Added Carolyn Porco, head of the Cassini imaging team, "Suffice it to say the prospects of a sub-surface sea on Enceladus are excellent."

Cool! Any idea why NASA and ESA are not announcing this yet?
ynyralmaen
There was also this story last week on electrically charged plume grains; also based on data from the close flybys last year.
Decepticon
QUOTE
"Suffice it to say the prospects of a sub-surface sea on Enceladus are excellent."


I thinks that jumping the gun.
Ron Hobbs
I found the EGU Abstract:

Sodium Salts in Ice Grains from Enceladus' Plumes: Probes of a Subsurface Ocean

It may be "jumping the gun," but you have to admit that, IF it is confirmed, it would be pretty strong evidence. I am looking forward to hearing more opinion about this.
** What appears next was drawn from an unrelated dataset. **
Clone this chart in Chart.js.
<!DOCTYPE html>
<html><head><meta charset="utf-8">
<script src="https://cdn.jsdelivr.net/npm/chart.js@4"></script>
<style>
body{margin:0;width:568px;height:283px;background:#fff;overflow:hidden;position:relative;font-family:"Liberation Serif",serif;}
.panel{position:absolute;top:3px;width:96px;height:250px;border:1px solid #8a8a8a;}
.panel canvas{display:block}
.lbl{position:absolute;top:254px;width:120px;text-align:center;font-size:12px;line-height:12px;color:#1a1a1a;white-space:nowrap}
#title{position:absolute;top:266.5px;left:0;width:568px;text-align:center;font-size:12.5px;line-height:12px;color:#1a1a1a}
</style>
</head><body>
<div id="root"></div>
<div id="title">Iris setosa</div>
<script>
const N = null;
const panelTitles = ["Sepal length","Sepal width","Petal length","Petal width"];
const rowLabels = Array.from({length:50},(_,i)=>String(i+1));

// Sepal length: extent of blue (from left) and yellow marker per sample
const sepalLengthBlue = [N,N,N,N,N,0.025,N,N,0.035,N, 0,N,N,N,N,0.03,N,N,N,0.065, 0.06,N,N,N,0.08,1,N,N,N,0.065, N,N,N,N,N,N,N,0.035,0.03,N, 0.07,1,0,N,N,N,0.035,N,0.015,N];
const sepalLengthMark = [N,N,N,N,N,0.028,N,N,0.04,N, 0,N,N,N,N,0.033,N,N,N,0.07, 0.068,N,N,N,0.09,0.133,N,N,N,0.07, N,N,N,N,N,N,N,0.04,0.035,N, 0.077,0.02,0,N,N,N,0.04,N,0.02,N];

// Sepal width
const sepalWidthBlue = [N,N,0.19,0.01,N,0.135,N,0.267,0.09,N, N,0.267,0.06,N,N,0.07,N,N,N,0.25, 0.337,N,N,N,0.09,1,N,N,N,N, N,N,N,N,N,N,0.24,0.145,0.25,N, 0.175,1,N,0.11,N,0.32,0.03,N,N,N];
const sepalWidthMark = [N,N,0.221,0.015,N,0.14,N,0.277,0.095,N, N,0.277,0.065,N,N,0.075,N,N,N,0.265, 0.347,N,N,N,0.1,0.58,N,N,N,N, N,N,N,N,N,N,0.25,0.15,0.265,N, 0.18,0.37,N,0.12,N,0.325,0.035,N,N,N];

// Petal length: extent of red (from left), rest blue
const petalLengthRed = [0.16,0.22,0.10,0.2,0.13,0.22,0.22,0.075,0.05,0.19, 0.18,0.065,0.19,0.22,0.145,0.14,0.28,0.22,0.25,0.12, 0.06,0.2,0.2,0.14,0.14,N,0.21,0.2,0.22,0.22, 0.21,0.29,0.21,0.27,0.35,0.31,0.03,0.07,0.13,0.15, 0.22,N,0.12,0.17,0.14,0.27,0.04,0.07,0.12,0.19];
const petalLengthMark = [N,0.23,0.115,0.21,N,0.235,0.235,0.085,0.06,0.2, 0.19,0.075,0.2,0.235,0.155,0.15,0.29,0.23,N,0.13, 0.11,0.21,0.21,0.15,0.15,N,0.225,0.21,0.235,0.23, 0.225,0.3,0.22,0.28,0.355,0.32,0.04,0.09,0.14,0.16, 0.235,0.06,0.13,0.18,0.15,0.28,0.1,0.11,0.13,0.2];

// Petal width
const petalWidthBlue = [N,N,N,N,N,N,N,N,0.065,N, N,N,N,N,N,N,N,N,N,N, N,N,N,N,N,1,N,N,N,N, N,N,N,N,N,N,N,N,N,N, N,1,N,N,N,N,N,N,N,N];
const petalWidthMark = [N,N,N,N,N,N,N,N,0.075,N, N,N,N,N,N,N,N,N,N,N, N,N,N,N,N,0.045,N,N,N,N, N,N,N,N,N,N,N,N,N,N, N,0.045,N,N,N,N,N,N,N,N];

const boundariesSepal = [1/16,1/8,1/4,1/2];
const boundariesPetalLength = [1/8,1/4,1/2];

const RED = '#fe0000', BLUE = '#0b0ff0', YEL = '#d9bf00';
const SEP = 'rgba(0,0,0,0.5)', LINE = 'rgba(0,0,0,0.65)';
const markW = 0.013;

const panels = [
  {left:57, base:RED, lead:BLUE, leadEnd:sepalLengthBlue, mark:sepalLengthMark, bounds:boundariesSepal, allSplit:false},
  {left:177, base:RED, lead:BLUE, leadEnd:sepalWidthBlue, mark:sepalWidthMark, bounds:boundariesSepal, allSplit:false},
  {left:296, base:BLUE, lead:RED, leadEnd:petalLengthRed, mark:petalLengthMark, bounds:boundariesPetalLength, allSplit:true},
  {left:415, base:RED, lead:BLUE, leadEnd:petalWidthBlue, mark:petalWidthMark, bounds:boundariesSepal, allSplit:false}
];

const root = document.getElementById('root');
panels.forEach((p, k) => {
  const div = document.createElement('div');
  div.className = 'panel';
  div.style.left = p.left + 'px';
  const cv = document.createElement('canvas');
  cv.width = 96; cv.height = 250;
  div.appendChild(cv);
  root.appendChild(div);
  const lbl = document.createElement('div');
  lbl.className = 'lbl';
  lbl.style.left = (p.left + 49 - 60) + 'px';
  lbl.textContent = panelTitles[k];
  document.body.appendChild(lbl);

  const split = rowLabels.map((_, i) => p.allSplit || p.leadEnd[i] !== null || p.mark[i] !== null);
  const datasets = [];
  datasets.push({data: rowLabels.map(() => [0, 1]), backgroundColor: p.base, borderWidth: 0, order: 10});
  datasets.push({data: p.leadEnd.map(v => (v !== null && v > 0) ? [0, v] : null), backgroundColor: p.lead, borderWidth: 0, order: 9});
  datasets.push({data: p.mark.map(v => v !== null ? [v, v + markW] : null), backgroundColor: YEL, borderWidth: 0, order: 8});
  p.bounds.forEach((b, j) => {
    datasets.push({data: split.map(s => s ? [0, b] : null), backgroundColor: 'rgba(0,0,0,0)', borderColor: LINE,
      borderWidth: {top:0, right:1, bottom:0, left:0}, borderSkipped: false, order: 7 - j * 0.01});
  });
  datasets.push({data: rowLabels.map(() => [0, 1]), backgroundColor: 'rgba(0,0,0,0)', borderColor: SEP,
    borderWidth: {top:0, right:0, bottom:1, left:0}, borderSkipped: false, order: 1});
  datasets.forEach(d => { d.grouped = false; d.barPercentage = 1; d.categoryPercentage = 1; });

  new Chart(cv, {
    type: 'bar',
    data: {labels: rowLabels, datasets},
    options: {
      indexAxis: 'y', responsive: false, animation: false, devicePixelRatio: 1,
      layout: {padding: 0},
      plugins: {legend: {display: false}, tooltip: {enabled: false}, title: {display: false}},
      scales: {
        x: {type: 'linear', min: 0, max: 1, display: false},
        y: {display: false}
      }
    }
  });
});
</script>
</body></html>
Does it need to be moved to a new topic?

Ron
Decepticon
Wouldn't Enceladus poles be more flattened if it's in core is surrounded by a "water ocean"
Phil Stooke
Why?

Phil
ugordan
QUOTE (Phil Stooke @ May 1 2009, 04:43 AM) *
Why?

https://encfg.ciclops.org/files/Collins_Goo...s_submitted.pdf , Figure 4.
Phil Stooke
Interesting paper - it certainly explains why a south polar sea might produce the observed flattening at that specific location. But if the core were "surrounded by a 'water ocean' " as Decepticon asked, wouldn't it be flattened everywhere, i.e. spherical?

Phil
ugordan
I suppose it would (well, not spherical but something like a more perfect triaxial ellipsoid), but all evidence points to that not being the case. Maybe I misunderstood what Decepticon was saying.
nprev
The use of the term "core" here is sort of...uh... disorienting. Wouldn't 'rocky substrate' be more accurate? "Core" seems to imply a homogeneous interior spheroid, and since Enceladus' vulcanism is hardly uniformly distributed, I wouldn't expect the rock/ice interface to be globally uniform either.
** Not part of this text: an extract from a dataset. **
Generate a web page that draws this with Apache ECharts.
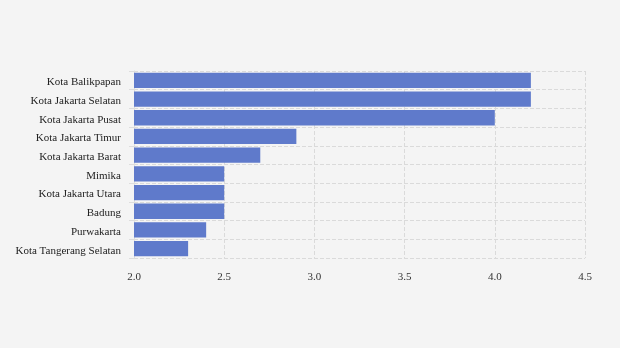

For, example, I wouldn't be surprised if some areas of the substrate are ice-permeated minerals gradually transitioning to dry rock with depth, while others are igneous material with a liquid water overlay.

Hopefully this doesn't sound like trivial nit-picking; just trying to provide a useful frame of reference for thinking about plausible subsurface models.
Ron Hobbs
As I understand it, the an Earth-based observation that found no sodium in the plumes and E-ring has been the biggest fly-in-the-ointment regarding the idea that there was a large body of water beneath the crust, be it a localized "sea" or more global "ocean."

Sodium issue clouds Enceladus

Curiously, in that BBC article Torrence Johnson is quoted as saying, "If you took a salt-shaker and threw it into the air, the telescope wouldn't see any sodium, even though half the salt is sodium." That appears to be exactly what Postberg et al. found. (Well, not from a salt-shaker, I mean.)

From my limited knowledge, this discovery, if confirmed, is perhaps the strongest yet that there is a body of water in contact with rock below the south pole. Is this a smoking gun, or a less strong piece of evidence that fits in with the whole?